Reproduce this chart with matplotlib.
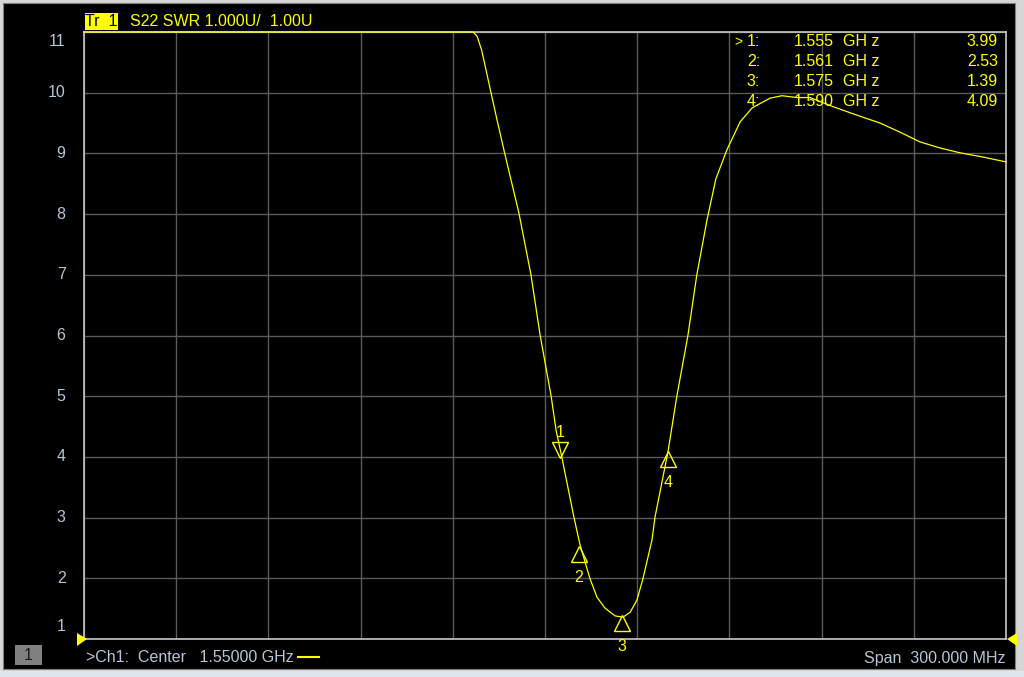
import numpy as np
import matplotlib.pyplot as plt
from matplotlib.patches import Rectangle, Polygon
from matplotlib.transforms import offset_copy

# trace (GHz, SWR), instrument clamps display at 11
freq = [1.4000, 1.4500, 1.5000, 1.5266, 1.5279, 1.5294, 1.5323, 1.5344, 1.5368,
        1.5415, 1.5454, 1.5484, 1.5520, 1.5536, 1.5555, 1.5594, 1.5614, 1.5646,
        1.5669, 1.5695, 1.5728, 1.5754, 1.5777, 1.5799, 1.5819, 1.5848, 1.5858,
        1.5900, 1.5929, 1.5965, 1.5994, 1.6027, 1.6056, 1.6092, 1.6135, 1.6174,
        1.6232, 1.6271, 1.6320, 1.6362, 1.6437, 1.6515, 1.6590, 1.6655, 1.6720,
        1.6785, 1.6850, 1.6925, 1.7000]
swr = [11.0, 11.0, 11.0, 11.0, 10.93, 10.70, 10.03, 9.55, 9.02,
       8.02, 7.01, 6.01, 5.00, 4.44, 3.99, 3.01, 2.55, 2.00,
       1.69, 1.51, 1.38, 1.36, 1.44, 1.64, 2.00, 2.63, 3.01,
       4.08, 5.00, 6.00, 7.00, 7.90, 8.58, 9.06, 9.52, 9.75,
       9.91, 9.95, 9.92, 9.92, 9.77, 9.63, 9.50, 9.35, 9.19,
       9.09, 9.01, 8.94, 8.86]

mk_id = ["1", "2", "3", "4"]
mk_freq = [1.555, 1.561, 1.575, 1.590]
mk_val = [3.99, 2.53, 1.39, 4.09]

yticks = list(range(1, 12))
f_start, f_stop = 1.40, 1.70

YEL = "#ffff00"
LBL = "#b4c6d8"
GRID = "#5a5a5a"
FRAME = "#c8c8c8"
FS = 11.5
W, H = 1024, 677


def fx(px):
    return px / W


def fy(py):
    return 1 - py / H


fig = plt.figure(figsize=(10.24, 6.77), dpi=100, facecolor="#d6d6d6")

# background panel (screen) behind everything
bg = fig.add_axes([0, 0, 1, 1], zorder=-5)
bg.set_axis_off()
bg.set_xlim(0, 1)
bg.set_ylim(0, 1)
bg.add_patch(Rectangle((fx(3), fy(669)), fx(1012), 666 / H, facecolor="black",
                       edgecolor="#808080", lw=0.8))
bg.add_patch(Rectangle((0, 0), 1, 6 / H, facecolor="#dfe6ee", edgecolor="none"))

ax = fig.add_axes([fx(84), 38 / H, fx(922), 607 / H])
ax.set_facecolor("black")
ax.set_xlim(f_start, f_stop)
ax.set_ylim(1, 11)
ax.set_xticks(np.linspace(f_start, f_stop, 11))
ax.set_yticks(yticks)
ax.grid(True, color=GRID, lw=1)
ax.tick_params(length=0, labelleft=False, labelbottom=False)
for s in ax.spines.values():
    s.set_color(FRAME)
    s.set_linewidth(1.2)

ax.plot(freq, np.clip(swr, 1, 11), color=YEL, lw=0.9, clip_on=False, zorder=5)

# y labels, pulled inward at both ends like the analyser does
for v in yticks:
    yy = min(max(v, 1.2), 10.85)
    ax.text(-0.02, (yy - 1) / 10, str(v), transform=ax.transAxes, ha="right",
            va="center", color=LBL, fontsize=FS, family="Liberation Sans")

# markers
for i, (m, f, v) in enumerate(zip(mk_id, mk_freq, mk_val)):
    if i == 0:
        tr = offset_copy(ax.transData, fig=fig, x=0, y=8, units="dots")
        ax.plot([f], [v], marker="v", ms=12, mfc="none", mec=YEL, mew=1,
                transform=tr, zorder=6)
        tl = offset_copy(ax.transData, fig=fig, x=0, y=25, units="dots")
        ax.text(f, v, m, transform=tl, ha="center", va="center", color=YEL,
                fontsize=FS, family="Liberation Sans")
    else:
        tr = offset_copy(ax.transData, fig=fig, x=0, y=-8, units="dots")
        ax.plot([f], [v], marker="^", ms=12, mfc="none", mec=YEL, mew=1,
                transform=tr, zorder=6, clip_on=False)
        tl = offset_copy(ax.transData, fig=fig, x=0, y=-31, units="dots")
        ax.text(f, v, m, transform=tl, ha="center", va="center", color=YEL,
                fontsize=FS, family="Liberation Sans", clip_on=False)

# overlay for header, footer and marker table
ov = fig.add_axes([0, 0, 1, 1], zorder=10)
ov.set_axis_off()
ov.set_xlim(0, 1)
ov.set_ylim(0, 1)
ov.patch.set_alpha(0)

for i, (m, f, v) in enumerate(zip(mk_id, mk_freq, mk_val)):
    y = fy(42 + 20 * i)
    if i == 0:
        ov.text(fx(734), y, ">", color=YEL, fontsize=10, va="center",
                family="Liberation Sans")
    ov.text(fx(760), y, m + ":", color=YEL, fontsize=FS, va="center",
            ha="right", family="Liberation Sans")
    ov.text(fx(834), y, f"{f:.3f}", color=YEL, fontsize=FS, va="center",
            ha="right", family="Liberation Sans")
    ov.text(fx(843), y, "GH z", color=YEL, fontsize=FS, va="center",
            family="Liberation Sans")
    ov.text(fx(998), y, f"{v:.2f}", color=YEL, fontsize=FS, va="center",
            ha="right", family="Liberation Sans")

# header
ov.add_patch(Rectangle((fx(85), fy(30)), fx(33), 17 / H, fc=YEL, ec="none",
                       zorder=1))
ov.text(fx(101.5), fy(21), "Tr  1", color="black", fontsize=FS,
        ha="center", va="center", family="Liberation Sans", zorder=3)
ov.text(fx(130), fy(21), "S22 SWR 1.000U/  1.00U", color=YEL,
        fontsize=FS, va="center", family="Liberation Sans")

# footer
ov.add_patch(Rectangle((fx(15), fy(665)), fx(27), 20 / H, fc="#808080",
                       ec="none", zorder=1))
ov.text(fx(28.5), fy(655), "1", color="#1a1a1a", fontsize=FS,
        ha="center", va="center", family="Liberation Sans", zorder=3)
ov.text(fx(86), fy(658), ">Ch1:  Center   1.55000 GHz", color=LBL,
        fontsize=FS, va="center", family="Liberation Sans")
ov.plot([fx(298), fx(319)], [fy(657)] * 2, color=YEL, lw=1.5)
ov.text(fx(1005), fy(658), "Span  300.000 MHz", color=LBL,
        fontsize=FS, ha="right", va="center", family="Liberation Sans")

# start / stop arrows on the frequency axis
ov.add_patch(Polygon([(fx(77), fy(633)), (fx(77), fy(646)), (fx(87), fy(639))],
                     closed=True, fc=YEL, ec="none"))
ov.add_patch(Polygon([(fx(1017), fy(633)), (fx(1017), fy(646)), (fx(1007), fy(639))],
                     closed=True, fc=YEL, ec="none"))

fig.savefig("out.png", dpi=100, facecolor=fig.get_facecolor())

------

SHORT EXERCISE> Copy all the lines of data exactly as they appear, dropping any images.

ANSWER TO THE EXERCISE>
Reproduce this chart with matplotlib.
import numpy as np
import matplotlib.pyplot as plt
from matplotlib.patches import Rectangle, Polygon
from matplotlib.transforms import offset_copy

# trace (GHz, SWR), instrument clamps display at 11
freq = [1.4000, 1.4500, 1.5000, 1.5266, 1.5279, 1.5294, 1.5323, 1.5344, 1.5368,
        1.5415, 1.5454, 1.5484, 1.5520, 1.5536, 1.5555, 1.5594, 1.5614, 1.5646,
        1.5669, 1.5695, 1.5728, 1.5754, 1.5777, 1.5799, 1.5819, 1.5848, 1.5858,
        1.5900, 1.5929, 1.5965, 1.5994, 1.6027, 1.6056, 1.6092, 1.6135, 1.6174,
        1.6232, 1.6271, 1.6320, 1.6362, 1.6437, 1.6515, 1.6590, 1.6655, 1.6720,
        1.6785, 1.6850, 1.6925, 1.7000]
swr = [11.0, 11.0, 11.0, 11.0, 10.93, 10.70, 10.03, 9.55, 9.02,
       8.02, 7.01, 6.01, 5.00, 4.44, 3.99, 3.01, 2.55, 2.00,
       1.69, 1.51, 1.38, 1.36, 1.44, 1.64, 2.00, 2.63, 3.01,
       4.08, 5.00, 6.00, 7.00, 7.90, 8.58, 9.06, 9.52, 9.75,
       9.91, 9.95, 9.92, 9.92, 9.77, 9.63, 9.50, 9.35, 9.19,
       9.09, 9.01, 8.94, 8.86]

mk_id = ["1", "2", "3", "4"]
mk_freq = [1.555, 1.561, 1.575, 1.590]
mk_val = [3.99, 2.53, 1.39, 4.09]

yticks = list(range(1, 12))
f_start, f_stop = 1.40, 1.70

YEL = "#ffff00"
LBL = "#b4c6d8"
GRID = "#5a5a5a"
FRAME = "#c8c8c8"
FS = 11.5
W, H = 1024, 677


def fx(px):
    return px / W


def fy(py):
    return 1 - py / H


fig = plt.figure(figsize=(10.24, 6.77), dpi=100, facecolor="#d6d6d6")

# background panel (screen) behind everything
bg = fig.add_axes([0, 0, 1, 1], zorder=-5)
bg.set_axis_off()
bg.set_xlim(0, 1)
bg.set_ylim(0, 1)
bg.add_patch(Rectangle((fx(3), fy(669)), fx(1012), 666 / H, facecolor="black",
                       edgecolor="#808080", lw=0.8))
bg.add_patch(Rectangle((0, 0), 1, 6 / H, facecolor="#dfe6ee", edgecolor="none"))

ax = fig.add_axes([fx(84), 38 / H, fx(922), 607 / H])
ax.set_facecolor("black")
ax.set_xlim(f_start, f_stop)
ax.set_ylim(1, 11)
ax.set_xticks(np.linspace(f_start, f_stop, 11))
ax.set_yticks(yticks)
ax.grid(True, color=GRID, lw=1)
ax.tick_params(length=0, labelleft=False, labelbottom=False)
for s in ax.spines.values():
    s.set_color(FRAME)
    s.set_linewidth(1.2)

ax.plot(freq, np.clip(swr, 1, 11), color=YEL, lw=0.9, clip_on=False, zorder=5)

# y labels, pulled inward at both ends like the analyser does
for v in yticks:
    yy = min(max(v, 1.2), 10.85)
    ax.text(-0.02, (yy - 1) / 10, str(v), transform=ax.transAxes, ha="right",
            va="center", color=LBL, fontsize=FS, family="Liberation Sans")

# markers
for i, (m, f, v) in enumerate(zip(mk_id, mk_freq, mk_val)):
    if i == 0:
        tr = offset_copy(ax.transData, fig=fig, x=0, y=8, units="dots")
        ax.plot([f], [v], marker="v", ms=12, mfc="none", mec=YEL, mew=1,
                transform=tr, zorder=6)
        tl = offset_copy(ax.transData, fig=fig, x=0, y=25, units="dots")
        ax.text(f, v, m, transform=tl, ha="center", va="center", color=YEL,
                fontsize=FS, family="Liberation Sans")
    else:
        tr = offset_copy(ax.transData, fig=fig, x=0, y=-8, units="dots")
        ax.plot([f], [v], marker="^", ms=12, mfc="none", mec=YEL, mew=1,
                transform=tr, zorder=6, clip_on=False)
        tl = offset_copy(ax.transData, fig=fig, x=0, y=-31, units="dots")
        ax.text(f, v, m, transform=tl, ha="center", va="center", color=YEL,
                fontsize=FS, family="Liberation Sans", clip_on=False)

# overlay for header, footer and marker table
ov = fig.add_axes([0, 0, 1, 1], zorder=10)
ov.set_axis_off()
ov.set_xlim(0, 1)
ov.set_ylim(0, 1)
ov.patch.set_alpha(0)

for i, (m, f, v) in enumerate(zip(mk_id, mk_freq, mk_val)):
    y = fy(42 + 20 * i)
    if i == 0:
        ov.text(fx(734), y, ">", color=YEL, fontsize=10, va="center",
                family="Liberation Sans")
    ov.text(fx(760), y, m + ":", color=YEL, fontsize=FS, va="center",
            ha="right", family="Liberation Sans")
    ov.text(fx(834), y, f"{f:.3f}", color=YEL, fontsize=FS, va="center",
            ha="right", family="Liberation Sans")
    ov.text(fx(843), y, "GH z", color=YEL, fontsize=FS, va="center",
            family="Liberation Sans")
    ov.text(fx(998), y, f"{v:.2f}", color=YEL, fontsize=FS, va="center",
            ha="right", family="Liberation Sans")

# header
ov.add_patch(Rectangle((fx(85), fy(30)), fx(33), 17 / H, fc=YEL, ec="none",
                       zorder=1))
ov.text(fx(101.5), fy(21), "Tr  1", color="black", fontsize=FS,
        ha="center", va="center", family="Liberation Sans", zorder=3)
ov.text(fx(130), fy(21), "S22 SWR 1.000U/  1.00U", color=YEL,
        fontsize=FS, va="center", family="Liberation Sans")

# footer
ov.add_patch(Rectangle((fx(15), fy(665)), fx(27), 20 / H, fc="#808080",
                       ec="none", zorder=1))
ov.text(fx(28.5), fy(655), "1", color="#1a1a1a", fontsize=FS,
        ha="center", va="center", family="Liberation Sans", zorder=3)
ov.text(fx(86), fy(658), ">Ch1:  Center   1.55000 GHz", color=LBL,
        fontsize=FS, va="center", family="Liberation Sans")
ov.plot([fx(298), fx(319)], [fy(657)] * 2, color=YEL, lw=1.5)
ov.text(fx(1005), fy(658), "Span  300.000 MHz", color=LBL,
        fontsize=FS, ha="right", va="center", family="Liberation Sans")

# start / stop arrows on the frequency axis
ov.add_patch(Polygon([(fx(77), fy(633)), (fx(77), fy(646)), (fx(87), fy(639))],
                     closed=True, fc=YEL, ec="none"))
ov.add_patch(Polygon([(fx(1017), fy(633)), (fx(1017), fy(646)), (fx(1007), fy(639))],
                     closed=True, fc=YEL, ec="none"))

fig.savefig("out.png", dpi=100, facecolor=fig.get_facecolor())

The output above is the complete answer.